The EPS Miss: What Went Wrong?

Spotify reported an actual EPS of €1.07 ($1.22 USD) for Q1 2025, far below consensus estimates of €2.33 ($2.29 USD). The surprise stemmed not from declining revenue—total revenue rose 15% YoY to €4.19 billion—but from unanticipated expenses. A €76 million increase in social charges, likely tied to regulatory or labor costs in key markets, ate into profit margins. Additionally, Spotify’s operating income of €509 million fell short of its own guidance of €548 million, despite a gross margin expansion to 31.6% (up 400 basis points YoY).

Subscriber Growth: A Record-Breaking Quarter

While EPS disappointed, Spotify’s subscriber metrics shone. The company added 5 million net new Premium subscribers—its highest first-quarter gains in five years—to reach 268 million total Premium users, a 12% YoY increase. This outperformance was fueled by strong demand in Latin America, which contributed 9.7 million net new Premium subscribers year-on-year, surpassing even Europe. CEO Daniel Ek emphasized the flexibility of Spotify’s freemium model, which retains users through lean economic times while incentivizing paid upgrades.

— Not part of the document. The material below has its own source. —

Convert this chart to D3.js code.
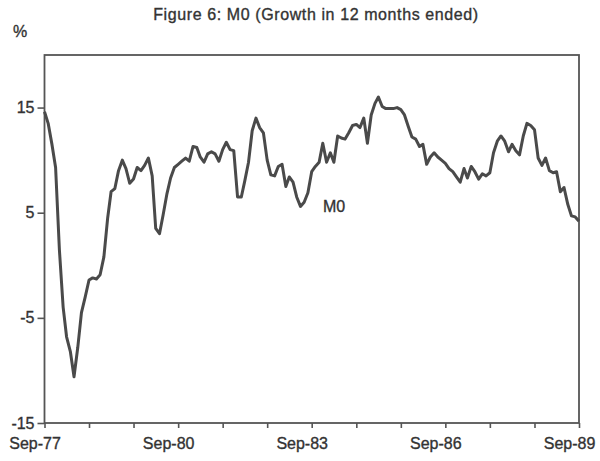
<!DOCTYPE html>
<html><head><meta charset="utf-8">
<script src="https://cdn.jsdelivr.net/npm/d3@7"></script>
<style>body{margin:0;background:#fff}svg{display:block}</style>
</head><body><svg id="c" width="600" height="461"></svg>
<script>
const chartTitle = "Figure 6: M0 (Growth in 12 months ended)";
const unitLabel = "%";
const seriesName = "M0";
const startMonth = "1977-09";
const endMonth = "1989-09";
// monthly % growth in 12 months ended, Sep-77 .. Sep-89
const m0Growth = [
  14.6, 13.5, 11.5, 9.3, 1.5, -4.0, -6.8, -8.2, -10.6, -7.8, -4.5, -3.0,
  -1.4, -1.2, -1.3, -0.9, 0.8, 4.5, 7.0, 7.3, 9.0, 10.0, 9.2, 7.8,
  8.2, 9.3, 9.0, 9.5, 10.2, 8.5, 3.5, 3.0, 4.8, 6.8, 8.3, 9.3,
  9.6, 9.9, 10.2, 9.9, 11.3, 11.2, 10.3, 9.8, 10.6, 10.8, 10.6, 9.9,
  11.0, 11.7, 11.0, 10.9, 6.5, 6.5, 8.0, 9.8, 12.8, 14.0, 13.1, 12.6,
  10.0, 8.6, 8.5, 9.4, 9.6, 7.5, 8.4, 7.9, 6.5, 5.6, 6.0, 6.9,
  8.9, 9.4, 9.8, 11.6, 9.8, 10.7, 9.8, 12.3, 12.1, 12.0, 12.6, 13.3,
  13.4, 13.1, 14.0, 11.6, 14.3, 15.4, 16.0, 15.1, 14.9, 14.9, 14.9, 15.0,
  14.8, 14.3, 13.2, 12.2, 12.0, 11.3, 11.5, 9.6, 10.3, 10.7, 10.3, 10.0,
  9.7, 9.2, 8.9, 8.4, 7.9, 9.2, 8.3, 9.4, 8.9, 8.2, 8.7, 8.5,
  8.8, 10.7, 11.8, 12.3, 11.8, 10.8, 11.5, 10.9, 10.5, 12.3, 13.5, 13.3,
  12.9, 10.2, 9.5, 10.2, 9.0, 8.8, 8.9, 7.0, 7.4, 5.8, 4.7, 4.6,
  4.2
];
const yDomain = [-15, 20];
const yTicks = [15, 5, -5, -15];
const xLabelEvery = 3; // years
const xTickLabels = ["Sep-77", "Sep-80", "Sep-83", "Sep-86", "Sep-89"];

const svg = d3.select("#c");
const W = 600, H = 461;
const L = 44.5, R = 579, T = 55, B = 423;
const parse = d3.timeParse("%Y-%m");
const t0 = parse(startMonth), t1 = parse(endMonth);
const data = m0Growth.map((v, i) => ({ date: d3.timeMonth.offset(t0, i), value: v }));

const x = d3.scaleTime().domain([t0, t1]).range([L, R]);
const y = d3.scaleLinear().domain(yDomain).range([B, T]);

const ink = "#333";
const font = "'Liberation Sans', Arial, Helvetica, sans-serif";
function styleText(sel) {
  return sel.attr("font-family", font).attr("font-size", 16).attr("fill", ink)
    .attr("stroke", ink).attr("stroke-width", 0.35);
}

svg.append("rect").attr("width", W).attr("height", H).attr("fill", "#fff");

// title
styleText(svg.append("text").attr("x", 316).attr("y", 20).attr("text-anchor", "middle")
  .attr("letter-spacing", 0.6).text(chartTitle));
styleText(svg.append("text").attr("x", 13).attr("y", 37).text(unitLabel));

// frame
svg.append("rect").attr("x", L).attr("y", T).attr("width", R - L).attr("height", B - T)
  .attr("fill", "none").attr("stroke", "#555").attr("stroke-width", 1.8);

// y axis
const yAxis = d3.axisLeft(y).tickValues(yTicks).tickSize(7).tickPadding(3)
  .tickFormat(d => String(d));
const gy = svg.append("g").attr("transform", `translate(${L},0)`).call(yAxis);
gy.select(".domain").remove();
gy.selectAll("line").attr("stroke", "#555").attr("stroke-width", 1.6);
styleText(gy.selectAll("text"));

// x axis
const xTickDates = d3.range(0, 13).map(k => d3.timeMonth.offset(t0, 12 * k));
const xAxis = d3.axisBottom(x).tickValues(xTickDates).tickSize(5).tickPadding(10)
  .tickFormat((d, i) => i % xLabelEvery === 0 ? xTickLabels[i / xLabelEvery] : "");
const gx = svg.append("g").attr("transform", `translate(0,${B})`).call(xAxis);
gx.select(".domain").remove();
gx.selectAll("line").attr("stroke", "#555").attr("stroke-width", 1.6);
styleText(gx.selectAll("text")).attr("dx", -10);

// line
svg.append("path").datum(data)
  .attr("fill", "none").attr("stroke", "#4a4a4a").attr("stroke-width", 3)
  .attr("stroke-linejoin", "round")
  .attr("d", d3.line().x(d => x(d.date)).y(d => y(d.value)));

// series label
styleText(svg.append("text").attr("x", 323).attr("y", 212).text(seriesName));
</script>
</body></html>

The shift from free to paid users was evident: while total monthly active users (MAUs) grew 10% to 678 million, free ad-supported users dipped slightly as more listeners opted for paid plans. This trend bodes well for revenue quality, as Premium subscriptions generate higher margins than ad revenue.

Revenue and Margin Dynamics

Spotify’s revenue beat estimates, with subscription revenue rising 16% YoY, driven by both subscriber growth and pricing strategies. The company also disclosed a milestone: podcast creators and publishers received over $100 million in payouts for the first time, reflecting Spotify’s deepening investment in its audio ecosystem. Meanwhile, ad revenue grew 8% YoY to €419 million, though it declined 22% sequentially from Q4 2024 due to “softness in pricing and inventory optimization.”

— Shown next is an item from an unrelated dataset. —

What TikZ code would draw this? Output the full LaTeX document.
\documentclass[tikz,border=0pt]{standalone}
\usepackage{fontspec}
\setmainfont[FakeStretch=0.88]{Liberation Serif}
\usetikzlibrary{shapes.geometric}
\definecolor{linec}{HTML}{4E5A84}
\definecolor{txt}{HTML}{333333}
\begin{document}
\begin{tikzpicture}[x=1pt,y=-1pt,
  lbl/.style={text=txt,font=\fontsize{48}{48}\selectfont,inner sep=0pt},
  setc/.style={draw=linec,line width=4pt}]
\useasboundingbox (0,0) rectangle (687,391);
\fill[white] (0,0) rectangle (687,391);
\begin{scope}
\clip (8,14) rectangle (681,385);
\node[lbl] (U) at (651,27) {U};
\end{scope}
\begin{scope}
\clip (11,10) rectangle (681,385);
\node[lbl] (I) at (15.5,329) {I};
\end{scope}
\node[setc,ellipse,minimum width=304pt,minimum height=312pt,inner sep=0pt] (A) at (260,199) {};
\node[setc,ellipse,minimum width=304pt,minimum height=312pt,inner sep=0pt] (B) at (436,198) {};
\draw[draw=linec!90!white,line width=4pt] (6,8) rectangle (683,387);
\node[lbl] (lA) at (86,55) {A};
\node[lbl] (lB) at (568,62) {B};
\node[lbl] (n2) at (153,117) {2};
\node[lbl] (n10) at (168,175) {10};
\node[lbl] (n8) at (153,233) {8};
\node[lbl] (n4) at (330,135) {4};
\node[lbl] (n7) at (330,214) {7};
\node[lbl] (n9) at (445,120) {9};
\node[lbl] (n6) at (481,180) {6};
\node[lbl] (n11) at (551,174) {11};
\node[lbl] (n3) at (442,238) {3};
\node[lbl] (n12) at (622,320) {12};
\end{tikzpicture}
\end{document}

Operational efficiencies shone through in gross margin improvements, but the company’s focus on long-term initiatives—such as AI-driven features and video content—may have strained near-term profitability.

Strategic Shifts and Risks

Spotify’s Q1 results underscore its strategic pivot toward content diversification and user engagement. The company’s 7 million podcast titles, including 330,000 video podcasts, now serve over 1 billion cumulative listeners, a testament to its growing audio library. Gen Z engagement with video content surged 81% YoY, signaling untapped potential in younger demographics.

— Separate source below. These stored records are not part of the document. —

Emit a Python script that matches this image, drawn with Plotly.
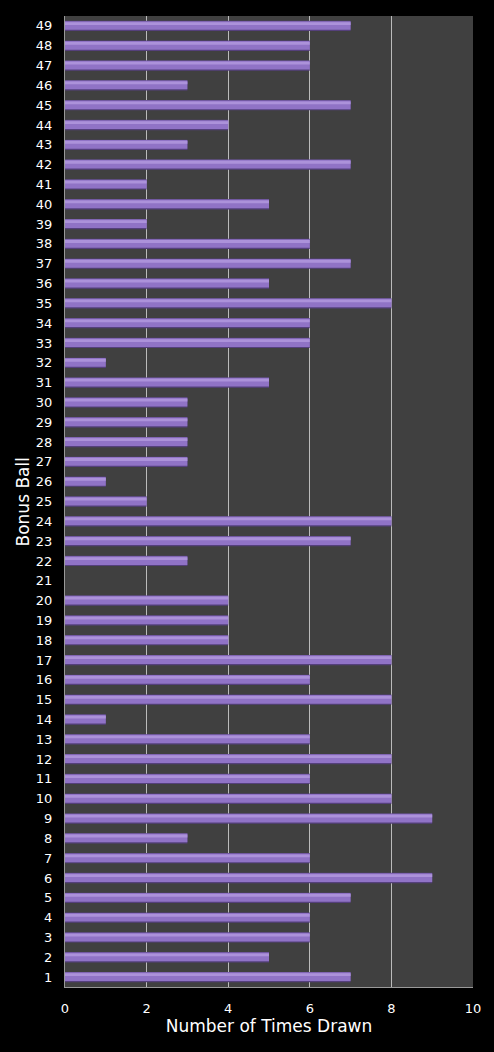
import plotly.graph_objects as go

balls = list(range(1, 50))
times_drawn = [7, 5, 6, 6, 7, 9, 6, 3, 9, 8,
               6, 8, 6, 1, 8, 6, 8, 4, 4, 4,
               0, 3, 7, 8, 2, 1, 3, 3, 3, 3,
               5, 1, 6, 6, 8, 5, 7, 6, 2, 5,
               2, 7, 3, 4, 7, 3, 6, 6, 7]
x_ticks = [0, 2, 4, 6, 8, 10]

fig = go.Figure()
# bevelled bar look: dark base, main body, light highlight
layers = [
    (0.52, -0.26, "#55407C"),
    (0.44, -0.20, "#9073C6"),
    (0.14, 0.05, "#AC92DA"),
]
for w, off, col in layers:
    fig.add_trace(go.Bar(
        x=times_drawn, y=balls, orientation="h",
        width=w, offset=off,
        marker=dict(color=col, line=dict(width=0)),
        hoverinfo="x+y", showlegend=False,
    ))

fig.update_layout(
    barmode="overlay",
    width=494, height=1052,
    paper_bgcolor="#000000",
    plot_bgcolor="#404040",
    margin=dict(l=65, r=21, t=16, b=65),
    font=dict(family="DejaVu Sans, Verdana, sans-serif", color="#FFFFFF", size=13),
    xaxis=dict(
        range=[0, 10], tickvals=x_ticks, ticks="outside", ticklen=9,
        tickcolor="rgba(0,0,0,0)", showgrid=True,
        gridcolor="#BBBBBB", gridwidth=1, zeroline=False,
        showline=True, linecolor="#999999", linewidth=1, mirror=False,
        title=dict(text="Number of Times Drawn", font=dict(size=17), standoff=4),
        tickfont=dict(size=13),
    ),
    yaxis=dict(
        range=[0.5, 49.5], tickvals=balls, ticks="outside", ticklen=9,
        tickcolor="rgba(0,0,0,0)", showgrid=False,
        zeroline=False, showline=True, linecolor="#999999", linewidth=1,
        tickfont=dict(size=13),
    ),
    annotations=[dict(
        text="Bonus Ball", textangle=-90, showarrow=False,
        xref="paper", yref="paper", x=-0.103, y=0.5,
        xanchor="center", yanchor="middle",
        font=dict(size=17, color="#FFFFFF"),
    )],
)

fig.write_html("out.html")
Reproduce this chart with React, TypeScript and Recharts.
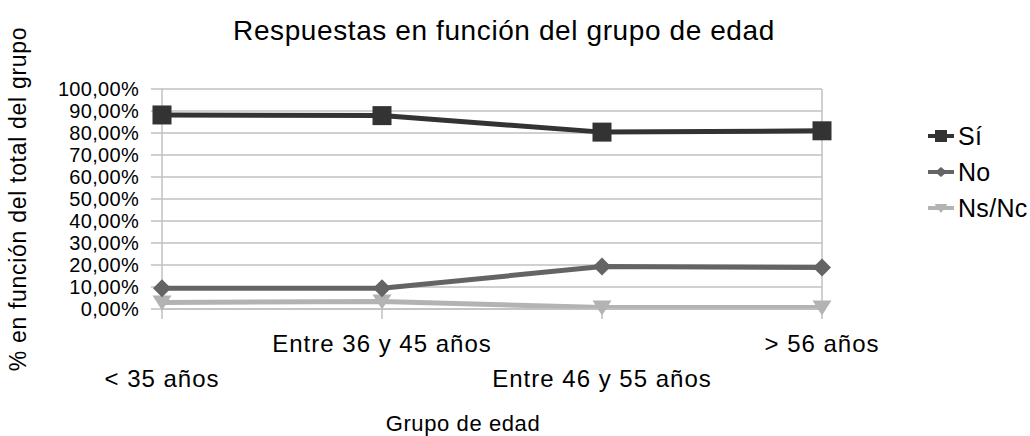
import React from 'react';
import {
  LineChart, Line, XAxis, YAxis, CartesianGrid, ReferenceLine, Label,
} from 'recharts';

const categories = ['< 35 años', 'Entre 36 y 45 años', 'Entre 46 y 55 años', '> 56 años'];
const siValues = [88.2, 87.9, 80.4, 81.0];
const noValues = [9.4, 9.4, 19.3, 18.9];
const nsncValues = [3.0, 3.4, 0.7, 0.7];
const yTicks = [0, 10, 20, 30, 40, 50, 60, 70, 80, 90, 100];

const seriesNames = ['Sí', 'No', 'Ns/Nc'];
const seriesColors = ['#333333', '#646464', '#b3b3b3'];

const data = categories.map((c, i) => ({
  cat: c,
  si: siValues[i],
  no: noValues[i],
  nsnc: nsncValues[i],
}));

const FONT = '"Liberation Sans", Arial, sans-serif';
const GRID = '#c0c0c0';

const SquareDot = (p: any) => {
  const { cx, cy } = p;
  if (cx == null || cy == null) return null;
  return <rect key={`s${p.index}`} x={cx - 9.5} y={cy - 9.5} width={19} height={19} fill={seriesColors[0]} />;
};
const DiamondDot = (p: any) => {
  const { cx, cy } = p;
  if (cx == null || cy == null) return null;
  return (
    <polygon key={`d${p.index}`} points={`${cx},${cy - 9} ${cx + 9},${cy} ${cx},${cy + 9} ${cx - 9},${cy}`} fill={seriesColors[1]} />
  );
};
const TriDot = (p: any) => {
  const { cx, cy } = p;
  if (cx == null || cy == null) return null;
  return (
    <polygon key={`t${p.index}`} points={`${cx - 9.5},${cy - 7} ${cx + 9.5},${cy - 7} ${cx},${cy + 8}`} fill={seriesColors[2]} />
  );
};

const XTick = (p: any) => {
  const { x, y, payload, index } = p;
  const upper = index % 2 === 1;
  return (
    <text
      x={x}
      y={y + (upper ? 31 : 66)}
      textAnchor="middle"
      fontFamily={FONT}
      fontSize={24}
      letterSpacing={1}
      fill="#000"
    >
      {payload.value}
    </text>
  );
};

const LegendIcon = ({ i }: { i: number }) => {
  const c = seriesColors[i];
  let marker: React.ReactNode;
  if (i === 0) marker = <rect x={7} y={4} width={12} height={12} fill={c} />;
  else if (i === 1) marker = <polygon points="13,5 19,10 13,15 7,10" fill={c} />;
  else marker = <polygon points="6.5,6 19.5,6 13,15" fill={c} />;
  return (
    <svg width={26} height={20} style={{ display: 'block' }}>
      <line x1={0} y1={10} x2={26} y2={10} stroke={c} strokeWidth={4} />
      {marker}
    </svg>
  );
};

const LegendBox = () => (
  <div
    style={{
      position: 'absolute', left: 928, top: 118, width: 110,
      fontFamily: FONT, fontSize: 25, letterSpacing: 0.3, color: '#000',
    }}
  >
    {seriesNames.map((n, i) => (
      <div key={n} style={{ display: 'flex', alignItems: 'center', height: 36 }}>
        <LegendIcon i={i} />
        <span style={{ marginLeft: 4 }}>{n}</span>
      </div>
    ))}
  </div>
);

export default function App() {
  return (
    <div style={{ position: 'absolute', left: 0, top: 0, width: 1030, height: 436, background: '#fff' }}>
      <div
        style={{
          position: 'absolute', left: 0, top: 14, width: 1008, textAlign: 'center',
          fontFamily: FONT, fontSize: 28, letterSpacing: 0.6, color: '#000', lineHeight: '34px',
        }}
      >
        Respuestas en función del grupo de edad
      </div>
      <LineChart
        width={1030}
        height={436}
        data={data}
        margin={{ top: 89, right: 208, bottom: 0, left: 0 }}
      >
        <CartesianGrid vertical={false} stroke={GRID} strokeWidth={1.5} />
        <XAxis
          dataKey="cat"
          height={127}
          stroke={GRID}
          strokeWidth={1.5}
          tickSize={10}
          tickMargin={2}
          tick={<XTick />}
          interval={0}
        >
          <Label
            value="Grupo de edad"
            position="insideBottom"
            offset={5}
            dx={-29}
            style={{ fontFamily: FONT, fontSize: 22, letterSpacing: 0.6, fill: '#000' }}
          />
        </XAxis>
        <YAxis
          width={162}
          domain={[0, 100]}
          ticks={yTicks}
          interval={0}
          stroke={GRID}
          strokeWidth={1.5}
          tickSize={11}
          tickMargin={12}
          tickFormatter={(v: number) => `${v.toFixed(2).replace('.', ',')}%`}
          tick={{ fontFamily: FONT, fontSize: 20, letterSpacing: 0.3, fill: '#000' }}
        >
          <Label
            value="% en función del total del grupo"
            angle={-90}
            position="insideLeft"
            offset={18}
            style={{ fontFamily: FONT, fontSize: 23, letterSpacing: 0.7, fill: '#000', textAnchor: 'middle' }}
          />
        </YAxis>
        <ReferenceLine x={categories[3]} stroke={GRID} strokeWidth={1.5} />
        <Line dataKey="nsnc" name="Ns/Nc" stroke={seriesColors[2]} strokeWidth={5} dot={<TriDot />} activeDot={false} isAnimationActive={false} />
        <Line dataKey="no" name="No" stroke={seriesColors[1]} strokeWidth={5} dot={<DiamondDot />} activeDot={false} isAnimationActive={false} />
        <Line dataKey="si" name="Sí" stroke={seriesColors[0]} strokeWidth={5} dot={<SquareDot />} activeDot={false} isAnimationActive={false} />
      </LineChart>
      <LegendBox />
    </div>
  );
}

However, risks loom. The U.S. tariff policies mentioned by Ek could dampen ad revenue growth, while competition in music and podcast streaming intensifies. The delayed launch of a “Music Pro” super-premium tier—dependent on partnerships with labels and ticketing firms like Live Nation—remains an “upside opportunity” but lacks immediacy.

Conclusion: Long-Term Growth Amid Near-Term Noise

Spotify’s Q1 2025 results reflect a company in transition: one that is dominant in premium subscriber growth and content diversification but grappling with cost management and macroeconomic headwinds. While the EPS miss spooked investors, the 12% YoY Premium subscriber growth, 31.6% gross margin, and record operating income (despite misses) suggest a solid foundation.

The company’s $100 million podcast payouts and Gen Z engagement metrics highlight its commitment to content, which could drive long-term retention. Ek’s confidence in reaching 1 billion subscribers—not “impossible”—is bolstered by its freemium model’s adaptability and its €4.3 billion Q2 revenue guidance, which exceeds analyst expectations.

For investors, the key question is whether Spotify’s near-term hiccups—like the €76 million social charge overhang—will overshadow its structural strengths. With a Zacks #2 (Buy) rating and a user base expanding in high-growth regions, Spotify’s fundamentals remain compelling, even as execution challenges persist. The stock’s post-earnings dip offers a buying opportunity for those betting on its 15% YoY revenue growth trajectory and strategic content bets to outpace the competition.

In short, Spotify’s Q1 2025 results are a reminder that streaming’s battle is won not just by subscriptions, but by the ecosystems that sustain them—a race spotify seems poised to lead, despite the occasional stumble.